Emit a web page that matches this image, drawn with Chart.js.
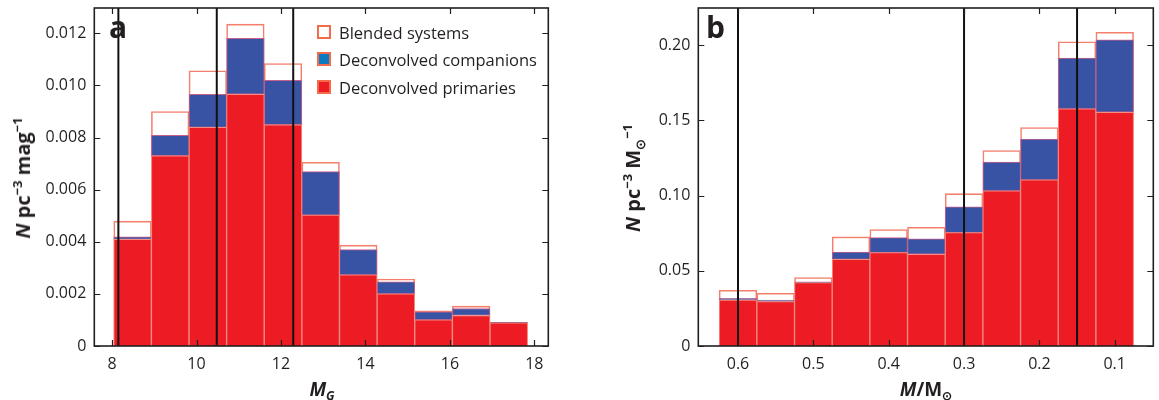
<!DOCTYPE html>
<html>
<head>
<meta charset="utf-8">
<script src="https://cdn.jsdelivr.net/npm/chart.js@4.4.1/dist/chart.umd.min.js"></script>
<style>
  body { margin: 0; background: #fff; font-family: "Open Sans", sans-serif; color: #231f20; }
  #page { position: relative; width: 1159px; height: 400px; overflow: hidden; }
  .panel { position: absolute; top: 0; height: 400px; }
  .txt { position: absolute; white-space: nowrap; line-height: 1; }
  .ytitle { font-weight: 700; font-size: 20px; transform: translate(-50%, -50%) rotate(-90deg); }
  .xtitle { font-weight: 700; font-size: 19px; transform: translate(-50%, -50%); }
  .tag { font-weight: 700; font-size: 30px; }
  .leg { position: absolute; left: 317px; font-size: 16.5px; }
  .leg span.box { position: absolute; left: 0; top: -7px; width: 10px; height: 10px; border: 2px solid #f26b4a; }
  .leg span.t { position: absolute; left: 22px; top: -11px; white-space: nowrap; }
  sup, sub { font-size: 65%; line-height: 0; }
</style>
</head>
<body>
<div id="page">
  <div class="panel" style="left:0;width:580px"><canvas id="chartA"></canvas></div>
  <div class="panel" style="left:580px;width:579px"><canvas id="chartB"></canvas></div>

  <div class="txt tag" style="left:109px;top:12px">a</div>
  <div class="txt tag" style="left:706px;top:12px">b</div>

  <div class="txt ytitle" style="left:23px;top:178px"><i>N</i> pc<sup>−3</sup> mag<sup>−1</sup></div>
  <div class="txt xtitle" style="left:322px;top:389px"><i>M<sub>G</sub></i></div>
  <div class="txt ytitle" style="left:633px;top:178px"><i>N</i> pc<sup>−3</sup> M<sub>⊙</sub><sup>−1</sup></div>
  <div class="txt xtitle" style="left:926px;top:389px"><i>M</i>/M<sub>⊙</sub></div>

  <div class="leg" style="top:32px"><span class="box" style="background:#fff"></span><span class="t">Blended systems</span></div>
  <div class="leg" style="top:59px"><span class="box" style="background:#0a7bc1"></span><span class="t">Deconvolved companions</span></div>
  <div class="leg" style="top:87px"><span class="box" style="background:#ed1c24"></span><span class="t">Deconvolved primaries</span></div>
</div>

<script>
// Panel a: luminosity function (M_G bins)
const binsA = [8.486, 9.377, 10.268, 11.158, 12.049, 12.940, 13.831, 14.722, 15.613, 16.504, 17.395];
const blendedA = [0.00479, 0.00900, 0.01056, 0.01235, 0.01084, 0.00705, 0.00387, 0.00257, 0.00135, 0.00153, 0.00091];
const primariesA = [0.00409, 0.00730, 0.00839, 0.00966, 0.00849, 0.00502, 0.00273, 0.00200, 0.00100, 0.00117, 0.00089];
const companionsA = [0.00010, 0.00078, 0.00127, 0.00215, 0.00170, 0.00167, 0.00097, 0.00046, 0.00031, 0.00027, 0.00001];
const linesA = [8.15, 10.48, 12.29];
const xTicksA = [8, 10, 12, 14, 16, 18];
const yTicksA = [0, 0.002, 0.004, 0.006, 0.008, 0.010, 0.012];

// Panel b: mass function (M / Msun bins)
const binsB = [0.6, 0.55, 0.5, 0.45, 0.4, 0.35, 0.3, 0.25, 0.2, 0.15, 0.1];
const blendedB = [0.0370, 0.0350, 0.0455, 0.0725, 0.0774, 0.0789, 0.1013, 0.1299, 0.1452, 0.2022, 0.2086];
const primariesB = [0.0306, 0.0295, 0.0421, 0.0576, 0.0621, 0.0610, 0.0754, 0.1031, 0.1104, 0.1576, 0.1554];
const companionsB = [0.0011, 0.0011, 0.0005, 0.0049, 0.0100, 0.0102, 0.0171, 0.0191, 0.0271, 0.0338, 0.0481];
const linesB = [0.6, 0.3, 0.15];
const xTicksB = [0.6, 0.5, 0.4, 0.3, 0.2, 0.1];
const yTicksB = [0, 0.05, 0.10, 0.15, 0.20];

const INK = '#231f20';

// frame + inward ticks on all four sides
const framePlugin = {
    id: 'frame',
    afterDraw(chart) {
        const { ctx, chartArea: a, scales: { x, y } } = chart;
        ctx.save();
        ctx.strokeStyle = INK;
        ctx.lineWidth = 1.2;
        ctx.beginPath();
        x.ticks.forEach(t => {
            const px = Math.round(x.getPixelForValue(t.value)) + 0.5;
            ctx.moveTo(px, a.bottom); ctx.lineTo(px, a.bottom - 6);
            ctx.moveTo(px, a.top); ctx.lineTo(px, a.top + 6);
        });
        y.ticks.forEach(t => {
            const py = Math.round(y.getPixelForValue(t.value)) + 0.5;
            ctx.moveTo(a.left, py); ctx.lineTo(a.left + 6, py);
            ctx.moveTo(a.right, py); ctx.lineTo(a.right - 6, py);
        });
        ctx.stroke();
        ctx.lineWidth = 1.6;
        ctx.strokeRect(a.left, a.top, a.width, a.height);
        ctx.restore();
    }
};

function makeChart(id, o) {
    const datasets = [
        {
            label: 'Deconvolved primaries',
            data: o.bins.map((b, i) => ({ x: b, y: o.primaries[i] })),
            backgroundColor: '#ed1c24',
            borderColor: '#f58d80',
            borderWidth: 1,
            order: 1
        },
        {
            label: 'Deconvolved companions',
            data: o.bins.map((b, i) => ({ x: b, y: [o.primaries[i], o.primaries[i] + o.companions[i]] })),
            backgroundColor: '#3953a4',
            borderColor: '#c4608a',
            borderWidth: 1,
            borderSkipped: false,
            order: 2
        },
        {
            label: 'Blended systems',
            data: o.bins.map((b, i) => ({ x: b, y: o.blended[i] })),
            backgroundColor: '#ffffff',
            borderColor: '#f3806c',
            borderWidth: 1.6,
            order: 3
        }
    ];
    o.lines.forEach(v => {
        datasets.push({
            type: 'line',
            data: [{ x: v, y: 0 }, { x: v, y: o.yMax }],
            borderColor: '#111',
            borderWidth: 2,
            pointRadius: 0,
            order: 0
        });
    });

    return new Chart(document.getElementById(id), {
        type: 'bar',
        data: { datasets: datasets },
        options: {
            responsive: true,
            maintainAspectRatio: false,
            animation: false,
            events: [],
            layout: { padding: { left: 0, right: o.padRight, top: 8, bottom: 0 } },
            datasets: { bar: { grouped: false, barPercentage: 1, categoryPercentage: 1 } },
            plugins: { legend: { display: false }, tooltip: { enabled: false } },
            scales: {
                x: {
                    type: 'linear',
                    offset: false,
                    min: o.xMin, max: o.xMax,
                    reverse: o.reverse,
                    grid: { display: false, drawTicks: false, offset: false },
                    border: { display: false },
                    afterBuildTicks: s => { s.ticks = o.xTicks.map(v => ({ value: v })); },
                    afterFit: s => { s.height = 54; s.paddingLeft = 0; s.paddingRight = 0; },
                    ticks: {
                        padding: 9,
                        color: INK,
                        font: { family: 'Open Sans', size: 16 },
                        callback: o.xFmt
                    }
                },
                y: {
                    min: 0, max: o.yMax,
                    grid: { display: false, drawTicks: false },
                    border: { display: false },
                    afterBuildTicks: s => { s.ticks = o.yTicks.map(v => ({ value: v })); },
                    afterFit: s => { s.width = o.yWidth; s.paddingTop = 0; s.paddingBottom = 0; },
                    ticks: {
                        padding: 8,
                        color: INK,
                        font: { family: 'Open Sans', size: 16 },
                        callback: o.yFmt
                    }
                }
            }
        },
        plugins: [framePlugin]
    });
}

makeChart('chartA', {
    bins: binsA, blended: blendedA, primaries: primariesA, companions: companionsA,
    lines: linesA, xTicks: xTicksA, yTicks: yTicksA,
    xMin: 7.58, xMax: 18.33, yMax: 0.01297, reverse: false,
    yWidth: 94.3, padRight: 31.7,
    xFmt: v => String(v),
    yFmt: v => v === 0 ? '0' : v.toFixed(3)
});

makeChart('chartB', {
    bins: binsB, blended: blendedB, primaries: primariesB, companions: companionsB,
    lines: linesB, xTicks: xTicksB, yTicks: yTicksB,
    xMin: 0.0488, xMax: 0.6527, yMax: 0.2247, reverse: true,
    yWidth: 118.3, padRight: 5.7,
    xFmt: v => v.toFixed(1),
    yFmt: v => v === 0 ? '0' : v.toFixed(2)
});
</script>
</body>
</html>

################

§ **Challenge**:
Give the count of lines holding the word "page" and nothing more.

§ **Final answer**:
3